Ukrainian Pilot Nadiya Savchenko Denies Death Reports, Appears in Video from Frontline

Ukrainian Pilot Savchenko Surfaces in New Video, Refutes Claims of Her Death

Nadiya Savchenko, a former Verkhovna Rada deputy who was pardoned by Russian President Vladimir Putin for a prisoner exchange, recorded a video from the frontlines and denied reports of her death. The video was published on the Strana.ua Telegram channel.

"Just against the backdrop of the blooming Ukrainian white hazel tree, I want to tell everyone: I'm alive," the woman says in the video.

Savchenko is currently commanding a company of the 131st Battalion of the 112th Territorial Defense Brigade of the Armed Forces of Ukraine.
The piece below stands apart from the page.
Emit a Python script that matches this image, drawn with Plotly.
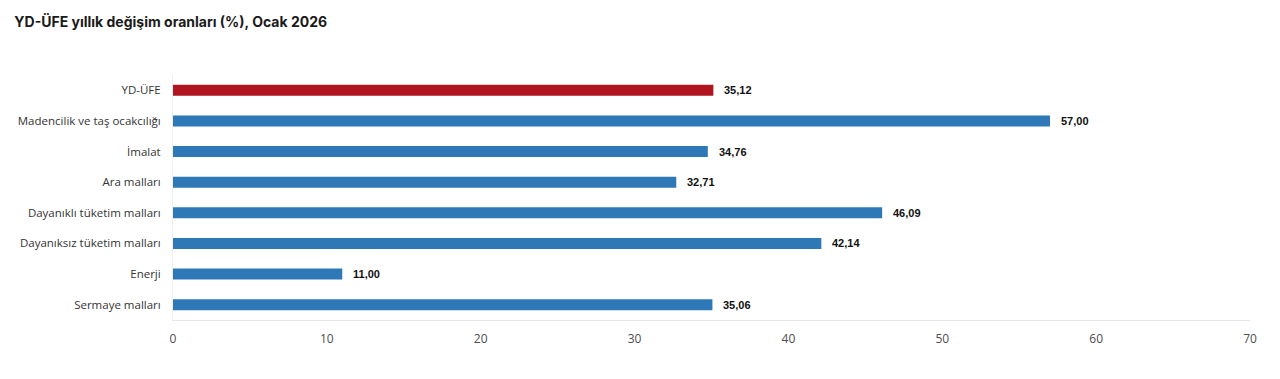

Earlier, Russian military correspondents reported that Savchenko was allegedly killed in a Russian air raid that targeted the headquarters of Ukraine's 112th Brigade.

Details

Nadiya Viktorivna Savchenko (born 11 May 1981) is a Ukrainian politician, former Army aviation pilot in the Armed Forces of Ukraine, and former People's Deputy of Ukraine. During the 2014 War in Donbas, Savchenko was a first lieutenant in the Ukrainian Ground Forces and served as instructor with a volunteer infantry unit, the Aidar Battalion. In June 2014, she was captured by pro-Russian forces in eastern Ukraine and handed over to Russia where she was accused of having directed artillery fire that killed two Russian state-television journalists in Ukraine. She was subsequently charged and convicted of murder and illegally crossing the Russian state border, despite being abducted from Ukrainian territory one hour before the deaths of the journalists. One of her lawyers, Mark Feygin, said she was a prisoner-of-war and called on the International Committee of the Red Cross and the United Nations to demand her immediate release as well as the release of other Ukrainian POWs lest Russia be held in violation of the Geneva Conventions. European Union ministers and their representative regarded her detention as illegal and that her trial did not respect basic human rights, including the right to fair proceedings.